The two factors the state unit of the party is depending on to check the BJP-Sena alliance: the overall psychological boost from Sonia Gandhi leading the campaign and the seat understanding with the Samajwadi Party and the Republican Party of India, which could bring the anti-establishment vote to the Congress. The favourable response at a rally addressed last week by Sharad Pawar and other senior leaders at Karad, western Maharashtra, also boosted party morale—of late hit by a string of defections to the Sena in the sugar belt.
A few weeks ago many Congress leaders would have admitted in private that the BJP-Sena combine was likely to sweep Maharashtra. But now they are speaking a different language. While their enthusiasm may be a reflection of the Sonia effect, the party which is divided into pro-Pawar and anti-Pawar factions will have to work unitedly for the party to make any significant gains.
Assam has been one state where Sonia's visit has not had the impact she managed to create in other states. For the state unit of the party, the Lok Sabha polls have come too soon. It's less than two years since the party was ousted from power in the state and also lost the commanding presence of Hiteswar Saikia, who died a week before the May 1996 elections. Ever since, the Assam Congress has been a rudderless ship, too effete to even benefit from chief minister P.K. Mahanta's troubled spell. The party is also sharply divided between the various factions and PCC chief Tarun Gogoi has failed to bring any cohesiveness in the party. As a result, whatever euphoria was generated by Sonia's visit was muted and may not have a lasting effect on the party.

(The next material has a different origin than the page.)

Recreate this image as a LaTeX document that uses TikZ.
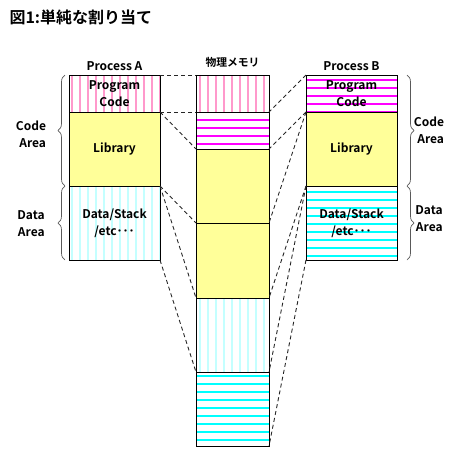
\documentclass[tikz,border=0pt]{standalone}
\usepackage{fontspec}
\setmainfont{Noto Sans CJK JP}[BoldFont={Noto Sans CJK JP Bold}]
\usetikzlibrary{positioning, decorations.pathreplacing, patterns.meta}

\definecolor{stripePink}{RGB}{255,153,204}
\definecolor{stripeMagenta}{RGB}{255,0,255}
\definecolor{stripeCyan}{RGB}{0,255,255}
\definecolor{stripeLightCyan}{RGB}{196,255,255}
\definecolor{libYellow}{RGB}{255,255,153}

\tikzset{
  block/.style={draw=black, line width=1pt, inner sep=0pt, outer sep=0pt},
  procblock/.style={block, minimum width=91pt},
  memblock/.style={block, minimum width=73pt},
  vstripe/.style={pattern={Lines[angle=90, distance=8pt, line width=2pt]}, pattern color=#1},
  hstripe/.style={pattern={Lines[angle=0, distance=8pt, line width=2pt]}, pattern color=#1},
  blocktxt/.style={inner sep=0pt, align=center, font=\bfseries\fontsize{12}{17}\selectfont},
  mapline/.style={draw=black!85, line width=0.9pt, dash pattern=on 4pt off 3pt},
  areabrace/.style={draw=black!65, line width=0.7pt, decorate, decoration={brace, amplitude=7pt}},
  lbl/.style={font=\bfseries\fontsize{12}{17}\selectfont, align=right},
}

\begin{document}
\begin{tikzpicture}[x=1pt, y=-1pt]
\useasboundingbox (0,0) rectangle (467,464);

% --- Title ---
\node[anchor=west, font=\bfseries\fontsize{16}{18}\selectfont] (title) at (6,17) {図1:単純な割り当て};

% --- Column headings ---
\node[lbl] (procA) at (114.5,66.5) {Process A};
\node[lbl, font=\bfseries\fontsize{10.8}{13}\selectfont] (physMem) at (232.5,62) {物理メモリ};
\node[lbl] (procB) at (351.5,66.5) {Process B};

% --- Process A ---
\node[procblock, minimum height=37pt, vstripe=stripePink] (codeA) at (114.5,93.5) {};
\node[procblock, minimum height=74pt, fill=libYellow, below=0pt of codeA] (libA) {};
\node[procblock, minimum height=74pt, vstripe=stripeLightCyan, below=0pt of libA] (dataA) {};

% --- Physical memory ---
\node[memblock, minimum height=37pt, vstripe=stripePink] (mem1) at (232.5,93.5) {};
\node[memblock, minimum height=37pt, hstripe=stripeMagenta, below=0pt of mem1] (mem2) {};
\node[memblock, minimum height=74pt, fill=libYellow, below=0pt of mem2] (mem3) {};
\node[memblock, minimum height=75pt, fill=libYellow, below=0pt of mem3] (mem4) {};
\node[memblock, minimum height=74pt, vstripe=stripeLightCyan, below=0pt of mem4] (mem5) {};
\node[memblock, minimum height=74pt, hstripe=stripeCyan, below=0pt of mem5] (mem6) {};

% --- Process B ---
\node[procblock, minimum height=37pt, hstripe=stripeMagenta] (codeB) at (351.5,93.5) {};
\node[procblock, minimum height=74pt, fill=libYellow, below=0pt of codeB] (libB) {};
\node[procblock, minimum height=74pt, hstripe=stripeCyan, below=0pt of libB] (dataB) {};

% --- Block texts ---
\node[blocktxt] (codeAtxt) at (codeA) {Program\\Code};
\node[blocktxt] (libAtxt) at (libA) {Library};
\node[blocktxt] (dataAtxt) at (dataA) {Data/Stack\\/etc･･･};
\node[blocktxt] (codeBtxt) at (codeB) {Program\\Code};
\node[blocktxt] (libBtxt) at (libB) {Library};
\node[blocktxt] (dataBtxt) at (dataB) {Data/Stack\\/etc･･･};

% --- Mapping A -> memory ---
\draw[mapline] (codeA.north east) -- (mem1.north west);
\draw[mapline] (codeA.south east) -- (mem1.south west);
\draw[mapline] (libA.north east) -- (mem3.north west);
\draw[mapline] (libA.south east) -- (mem3.south west);
\draw[mapline] (dataA.north east) -- (mem5.north west);
\draw[mapline] (dataA.south east) -- (mem5.south west);

% --- Mapping B -> memory ---
\draw[mapline] (codeB.north west) -- (mem2.north east);
\draw[mapline] (codeB.south west) -- (mem2.south east);
\draw[mapline] (libB.north west) -- (mem4.north east);
\draw[mapline] (libB.south west) -- (mem4.south east);
\draw[mapline] (dataB.north west) -- (mem6.north east);
\draw[mapline] (dataB.south west) -- (mem6.south east);

% --- Area braces ---
\draw[areabrace] ([xshift=-4pt]libA.south west) -- ([xshift=-4pt]codeA.north west);
\draw[areabrace] ([xshift=-4pt]dataA.south west) -- ([xshift=-4pt]dataA.north west);
\draw[areabrace] ([xshift=10pt]codeB.north east) -- ([xshift=10pt]libB.south east);
\draw[areabrace] ([xshift=10pt]dataB.north east) -- ([xshift=10pt]dataB.south east);

\node[lbl] (codeAreaA) at (31,134.5) {Code\\Area};
\node[lbl] (dataAreaA) at (31,223.5) {Data\\Area};
\node[lbl] (codeAreaB) at (429,130.5) {Code\\Area};
\node[lbl] (dataAreaB) at (429,218.5) {Data\\Area};

\end{tikzpicture}
\end{document}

A final assessment of the Sonia effect and its impact can be gauged only after the last lap of the campaigning gets under way this week. This is when she covers crucial states like Uttar Pradesh and Madhya Pradesh and revisits some of the states which were on her earlier itinerary. Congressmen also point out that in the last lap many of the organisational problems and differences between rival factions will be sorted out. The vital question is, can the complex of problems be wished away overnight?